Items:
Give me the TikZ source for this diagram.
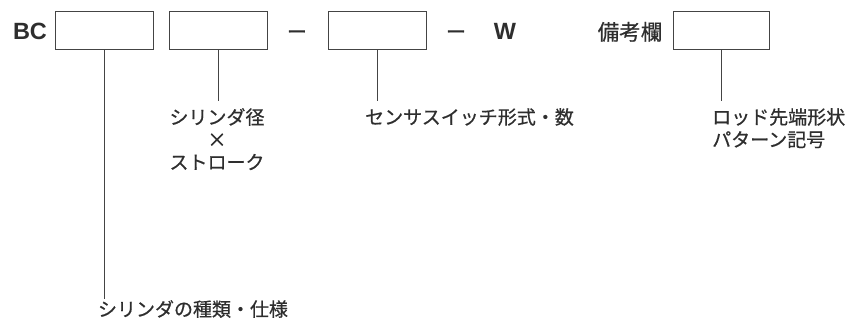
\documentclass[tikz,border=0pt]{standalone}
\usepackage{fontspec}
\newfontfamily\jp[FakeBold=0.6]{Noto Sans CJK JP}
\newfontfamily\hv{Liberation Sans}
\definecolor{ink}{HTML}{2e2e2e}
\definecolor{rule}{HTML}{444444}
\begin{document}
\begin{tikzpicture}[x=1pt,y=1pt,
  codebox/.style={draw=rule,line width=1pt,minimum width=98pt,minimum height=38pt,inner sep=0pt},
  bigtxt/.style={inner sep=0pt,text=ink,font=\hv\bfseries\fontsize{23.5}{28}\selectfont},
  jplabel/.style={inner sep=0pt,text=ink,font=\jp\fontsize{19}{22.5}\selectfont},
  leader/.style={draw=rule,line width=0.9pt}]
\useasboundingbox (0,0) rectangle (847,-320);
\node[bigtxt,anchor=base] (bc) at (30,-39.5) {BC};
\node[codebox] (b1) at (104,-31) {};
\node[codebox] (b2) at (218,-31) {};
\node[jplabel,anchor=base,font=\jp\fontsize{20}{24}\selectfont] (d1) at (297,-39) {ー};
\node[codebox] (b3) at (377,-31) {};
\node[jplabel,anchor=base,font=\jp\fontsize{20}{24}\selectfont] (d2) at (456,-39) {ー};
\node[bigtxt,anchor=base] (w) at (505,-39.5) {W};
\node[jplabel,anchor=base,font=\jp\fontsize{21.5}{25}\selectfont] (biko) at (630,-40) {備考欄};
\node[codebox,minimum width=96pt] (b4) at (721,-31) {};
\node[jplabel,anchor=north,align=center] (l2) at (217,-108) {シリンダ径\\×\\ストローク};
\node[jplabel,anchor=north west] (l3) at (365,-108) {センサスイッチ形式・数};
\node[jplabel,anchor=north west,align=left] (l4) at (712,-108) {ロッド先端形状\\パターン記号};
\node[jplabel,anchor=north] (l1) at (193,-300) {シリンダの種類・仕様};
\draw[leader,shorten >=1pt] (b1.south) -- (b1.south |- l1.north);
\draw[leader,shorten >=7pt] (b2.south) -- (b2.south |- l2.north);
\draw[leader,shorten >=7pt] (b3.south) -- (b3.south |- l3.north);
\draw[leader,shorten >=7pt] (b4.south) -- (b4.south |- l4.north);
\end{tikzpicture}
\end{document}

==

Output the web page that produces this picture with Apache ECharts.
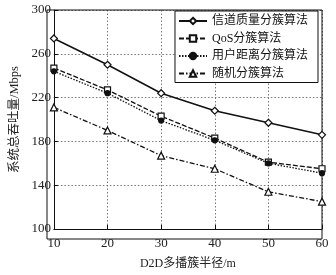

Exercise details:
Collect, from the material above, every line containing the word "this".

Solved exercise:
Give me the TikZ source for this diagram.
Output the web page that produces this picture with Apache ECharts.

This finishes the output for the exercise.